Learn more: Compare online courses for cryptocurrency trading
Risks of investing in cryptocurrency
Cryptocurrency markets are one of the most volatile markets that can be traded. Double-digit price swings occur regularly.
The wider crypto market has gone through several periods where prices fell consecutively for months or years on end, and may do so once again. As such, investing in cryptocurrency should be planned on time horizons spanning several years to account for periodic downturns.
Like any good investment, the key to mitigating risk is diversification. It’s always advisable to spread the risk across multiple cryptocurrencies, which means that your portfolio isn’t overly weighted by an individual token. Your cryptocurrency investments should also be part of a large portfolio of assets.
Frequently asked questions
Can you invest in cryptocurrency if you’re under 18?
You can invest in cryptocurrencies at any age. However, the age limit varies from service to service – for example, you must be over 18 to use Coinbase.
How can you invest in altcoins?
Altcoins are offered by many of the major cryptocurrency exchanges.
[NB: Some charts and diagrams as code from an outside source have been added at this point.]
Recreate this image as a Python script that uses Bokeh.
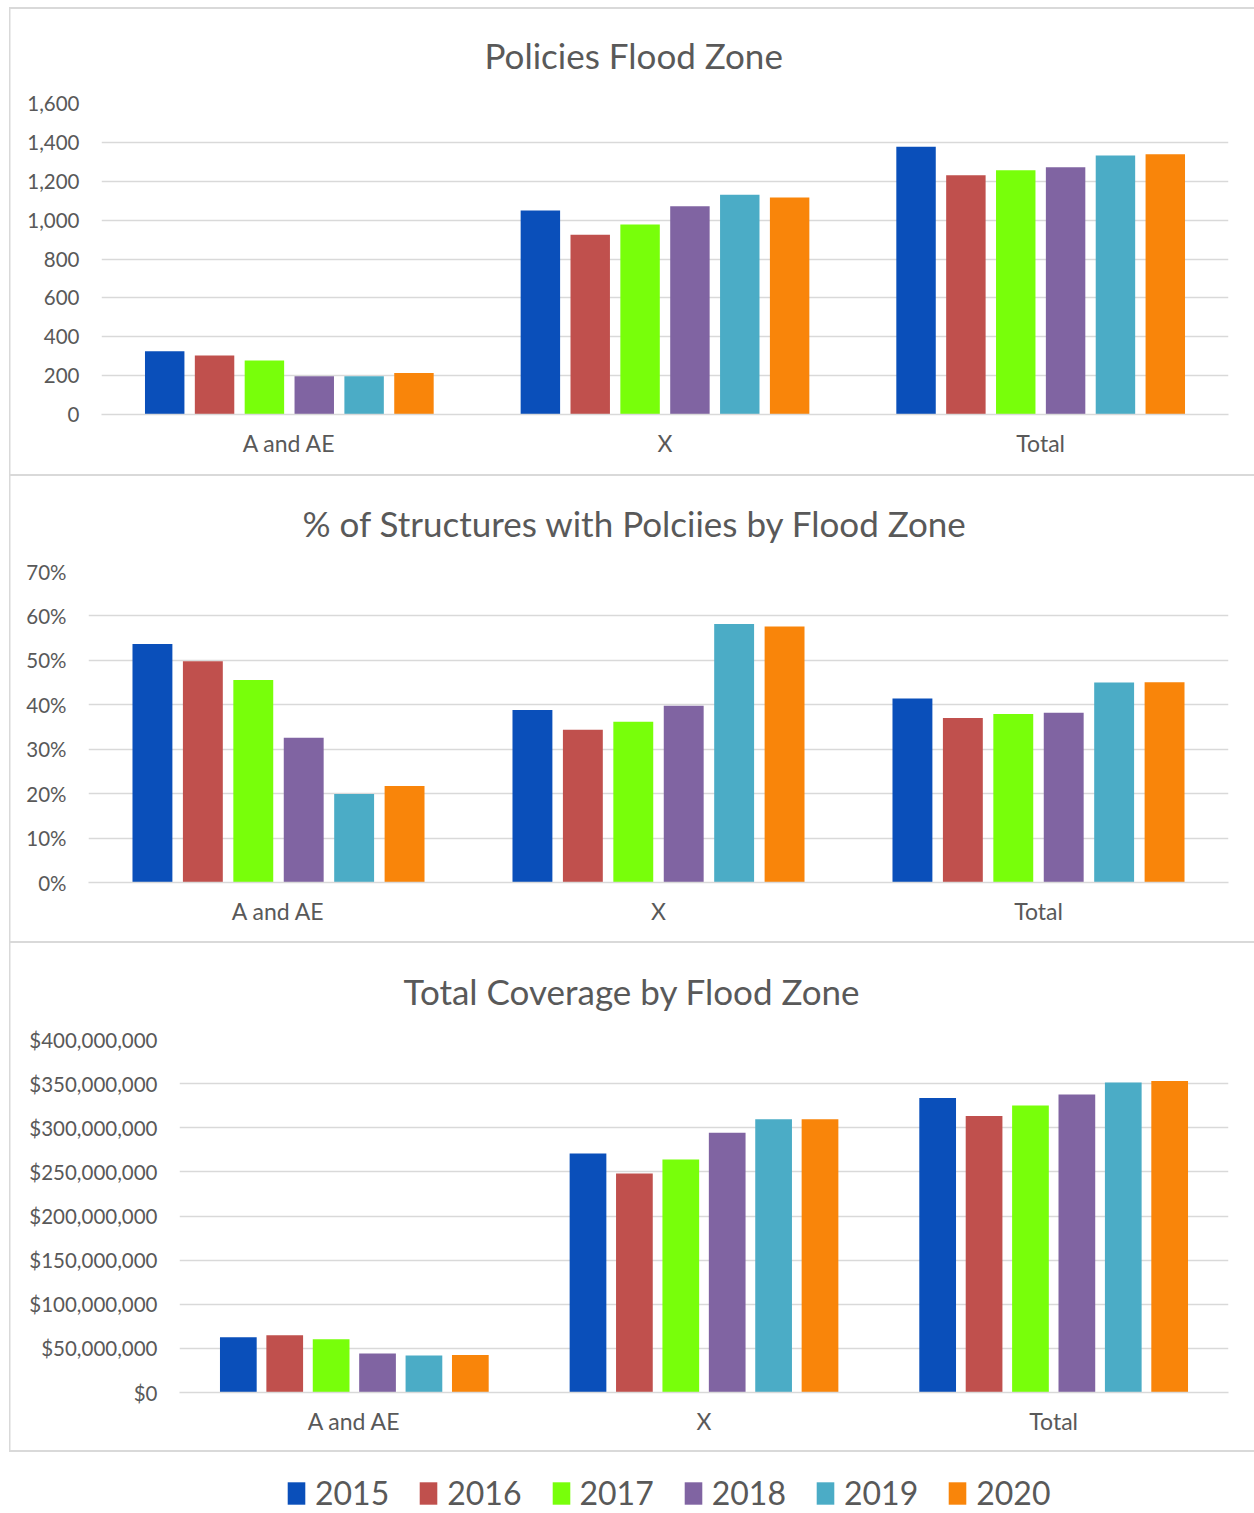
from bokeh.plotting import figure
from bokeh.models import (FactorRange, Range1d, FixedTicker, NumeralTickFormatter,
                          Legend, LegendItem, ColumnDataSource, Spacer)
from bokeh.transform import dodge
from bokeh.layouts import column, row
from bokeh.embed import file_html
from bokeh.resources import INLINE

zones = ["A and AE", "X", "Total"]
years = ["2015", "2016", "2017", "2018", "2019", "2020"]
colors = ["#0A4FBA", "#C0504D", "#78FF0A", "#8064A2", "#4BACC6", "#F9850A"]

# Policies by flood zone (count)
policies = {
    "2015": [325, 1049, 1378],
    "2016": [303, 925, 1231],
    "2017": [278, 978, 1256],
    "2018": [197, 1071, 1272],
    "2019": [197, 1131, 1332],
    "2020": [214, 1117, 1339],
}
policy_ticks = [0, 200, 400, 600, 800, 1000, 1200, 1400, 1600]

# % of structures with policies (fraction)
pct_structures = {
    "2015": [0.537, 0.388, 0.414],
    "2016": [0.498, 0.344, 0.370],
    "2017": [0.456, 0.362, 0.379],
    "2018": [0.326, 0.398, 0.382],
    "2019": [0.199, 0.582, 0.450],
    "2020": [0.217, 0.576, 0.451],
}
pct_ticks = [0, 0.1, 0.2, 0.3, 0.4, 0.5, 0.6, 0.7]

# Total coverage ($)
coverage = {
    "2015": [62.7e6, 270.8e6, 333.8e6],
    "2016": [65.0e6, 248.2e6, 313.4e6],
    "2017": [60.4e6, 264.0e6, 325.2e6],
    "2018": [44.2e6, 294.2e6, 337.7e6],
    "2019": [41.9e6, 309.7e6, 351.3e6],
    "2020": [42.6e6, 309.7e6, 353.1e6],
}
coverage_ticks = [0, 50e6, 100e6, 150e6, 200e6, 250e6, 300e6, 350e6, 400e6]

FONT = "Lato"
TXT = "#595959"
GRID = "#d9d9d9"
W = 1245
PITCH = 0.1327
BARW = 0.105


def make_chart(title, data, ticks, fmt, h, top, bottom, left, toff, bottom_line=False):
    shadow = "inset 1.5px 0 0 #d9d9d9, inset 0 2px 0 #d9d9d9"
    if bottom_line:
        shadow += ", inset 0 -2px 0 #d9d9d9"
    p = figure(x_range=FactorRange(factors=zones), y_range=Range1d(ticks[0], ticks[-1]),
               width=W, height=h, output_backend="svg", toolbar_location=None,
               min_border_top=top, min_border_bottom=bottom, min_border_left=left,
               min_border_right=26, border_fill_color=None, background_fill_color="white",
               outline_line_color=None, frame_align=False,
               styles={"box-shadow": shadow})
    src = ColumnDataSource(dict(zone=zones, **{y: data[y] for y in years}))
    for i, y in enumerate(years):
        p.vbar(x=dodge("zone", (i - 2.5) * PITCH, range=p.x_range), top=y, width=BARW,
               source=src, fill_color=colors[i], line_color=None)

    p.title.text = title
    p.title.align = "left"
    p.title.vertical_align = "top"
    p.title.offset = toff
    p.title.standoff = 52
    p.title.text_font = FONT
    p.title.text_font_size = "35px"
    p.title.text_font_style = "normal"
    p.title.text_color = TXT

    p.yaxis.ticker = FixedTicker(ticks=ticks)
    p.yaxis.formatter = NumeralTickFormatter(format=fmt)
    p.yaxis.axis_line_color = None
    p.yaxis.major_tick_line_color = None
    p.yaxis.minor_tick_line_color = None
    p.yaxis.major_label_standoff = 16
    p.yaxis.major_label_text_font = FONT
    p.yaxis.major_label_text_font_size = "20.5px"
    p.yaxis.major_label_text_color = TXT

    p.xaxis.axis_line_color = GRID
    p.xaxis.axis_line_width = 1.5
    p.xaxis.major_tick_line_color = None
    p.xaxis.minor_tick_line_color = None
    p.xaxis.major_label_standoff = 8
    p.xaxis.major_label_text_font = FONT
    p.xaxis.major_label_text_font_size = "23px"
    p.xaxis.major_label_text_color = TXT

    p.xgrid.grid_line_color = None
    p.ygrid.grid_line_color = GRID
    p.ygrid.grid_line_width = 1.5
    return p


p1 = make_chart("Policies Flood Zone", policies, policy_ticks, "0,0",
                467, 96, 60, 92, 383)
p2 = make_chart("% of Structures with Polciies by Flood Zone", pct_structures, pct_ticks, "0%",
                467, 97, 59, 79, 214)
p3 = make_chart("Total Coverage by Flood Zone", coverage, coverage_ticks, "$0,0",
                511, 98, 60, 170, 224, bottom_line=True)

leg = figure(width=W, height=61, x_range=Range1d(0, 1), y_range=Range1d(0, 1),
             output_backend="svg", toolbar_location=None, min_border=0,
             x_axis_location=None, y_axis_location=None, outline_line_color=None,
             frame_align=False, border_fill_color=None, background_fill_color=None)
leg.xgrid.grid_line_color = None
leg.ygrid.grid_line_color = None
items = []
for i, y in enumerate(years):
    r = leg.vbar(x=[5], top=[1], width=0.1, fill_color=colors[i], line_color=None)
    items.append(LegendItem(label=y, renderers=[r]))
legend = Legend(items=items, orientation="horizontal", location=(276, 1),
                glyph_width=22, glyph_height=28, label_standoff=8, spacing=28,
                padding=0, margin=0, border_line_color=None, background_fill_alpha=0,
                label_text_font=FONT, label_text_font_size="32px", label_text_color=TXT)
leg.add_layout(legend)

layout = row(Spacer(width=9, height=10),
             column(Spacer(width=10, height=7), p1, p2, p3, leg, spacing=0),
             spacing=0)
open("out.html", "w").write(file_html(layout, INLINE))
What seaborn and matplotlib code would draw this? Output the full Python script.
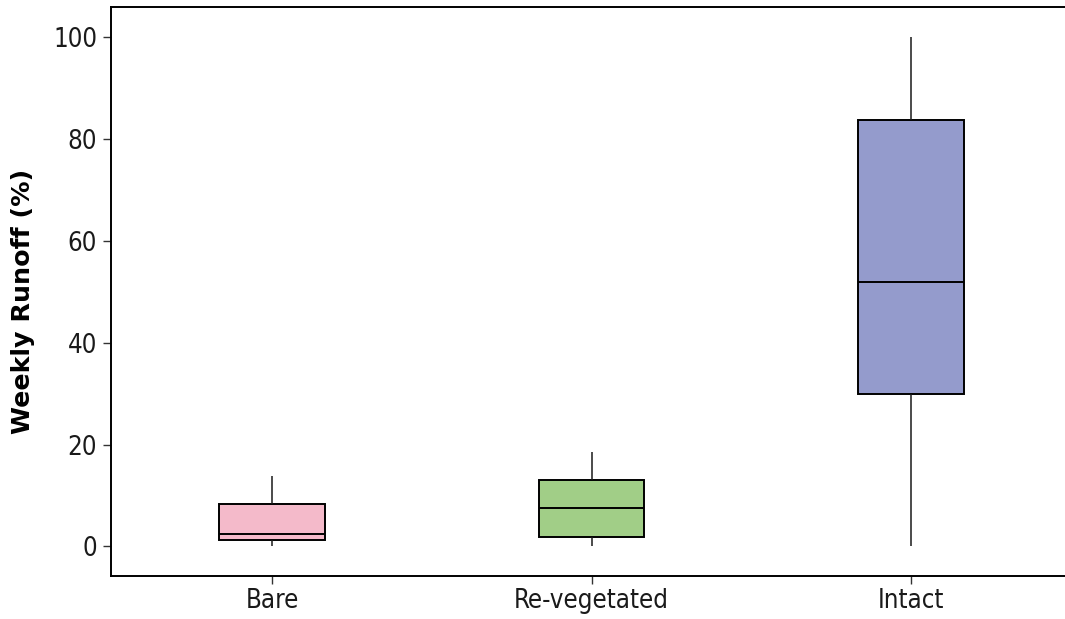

While you can buy some using fiat currency (GBP, USD, AUD, EUR), many require Bitcoin or Ethereum to complete the exchange.
How much money do you need to invest in cryptocurrency?
There’s no set amount required in order to invest in crypto – in fact there are even services that let you buy it for as little as £1.
*Cryptocurrencies aren't regulated in the UK and there's no protection from the Financial Ombudsman or the Financial Services Compensation Scheme. Your capital is at risk. Capital gains tax on profits may apply.
Cryptocurrencies are speculative and investing in them involves significant risks - they're highly volatile, vulnerable to hacking and sensitive to secondary activity. The value of investments can fall as well as rise and you may get back less than you invested. Past performance is no guarantee of future results. This content shouldn't be interpreted as a recommendation to invest. Before you invest, you should get advice and decide whether the potential return outweighs the risks. Finder, or the author, may have holdings in the cryptocurrencies discussed.